Notre Dame's independence, born of prejudice nearly a century ago, will die of asphyxiation. With the announcement Wednesday morning that the school will play five football games a year against Atlantic Coast Conference opponents as a condition of its league membership in all other ACC-sponsored sports, the Fighting Irish are still, barely, independent.
But the vital signs of Notre Dame's ability to forge its own path have weakened over the two-decade life of the BCS and its antecedents. That independence has been central to the Catholic university's identity since it was forced upon them nearly a century ago. Michigan athletic director Fielding (Hurry Up) Yost led a movement to blackball Notre Dame from what is now the Big Ten Conference.

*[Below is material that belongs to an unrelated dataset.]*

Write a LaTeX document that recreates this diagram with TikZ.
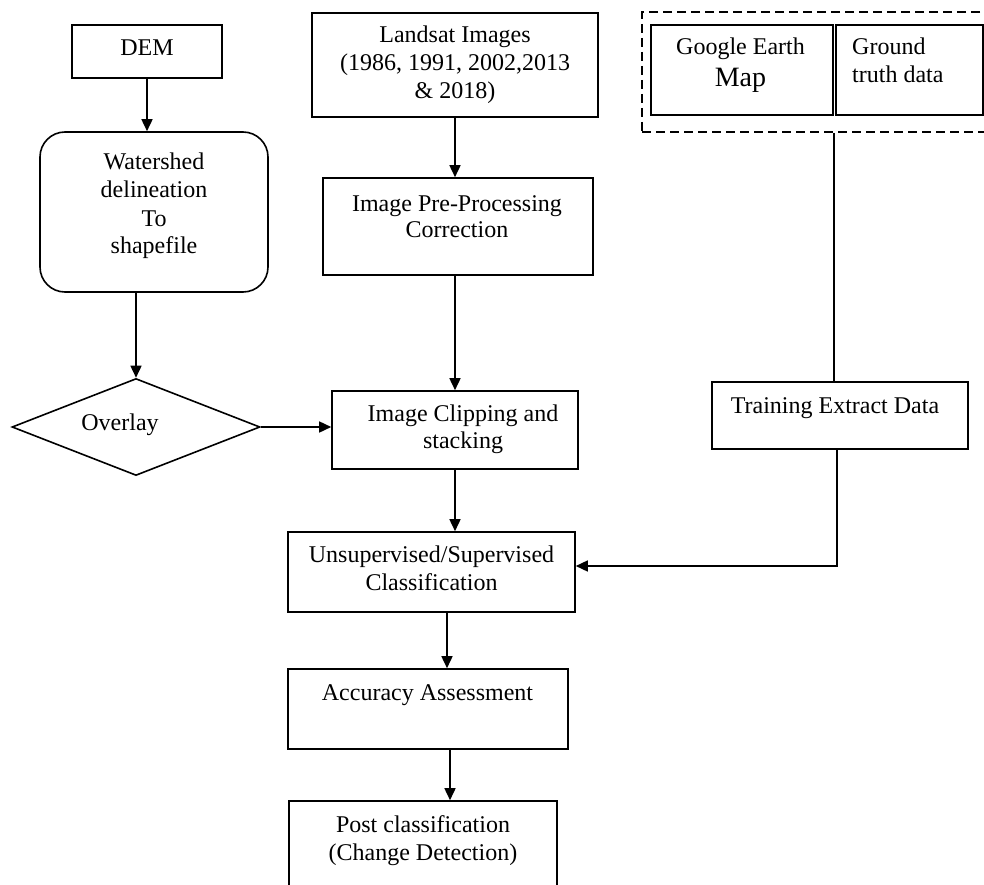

Forced to fend for itself, Notre Dame did just that. It became the most popular team in America, thanks to the millions of first- and second-generation Catholic immigrants from all across Europe. The Fighting Irish climbed to the top of the football polls thanks to the descendants of those immigrants, players with names like Bertelli and Lujack, Stuhldreher and Connor.
Wednesday's announcement underlined how long ago that was. Notre Dame won eight AP national championships in only 46 years: four in an eight-year period from 1943-49, and four more from 1949-88. Its longest drought in that time was 17 years. But Notre Dame hasn't won a national championship since 1988, a 24-year drought that shows no signs of abating.
It was in the wake of that last national title that the first predecessor of the BCS, the Bowl Coalition, came to life on a cocktail napkin in the hand of the late ACC associate commissioner Tom Mickle. Notre Dame had just brandished its independence by breaking its bonds with the College Football Association in order to sign a television contract with NBC.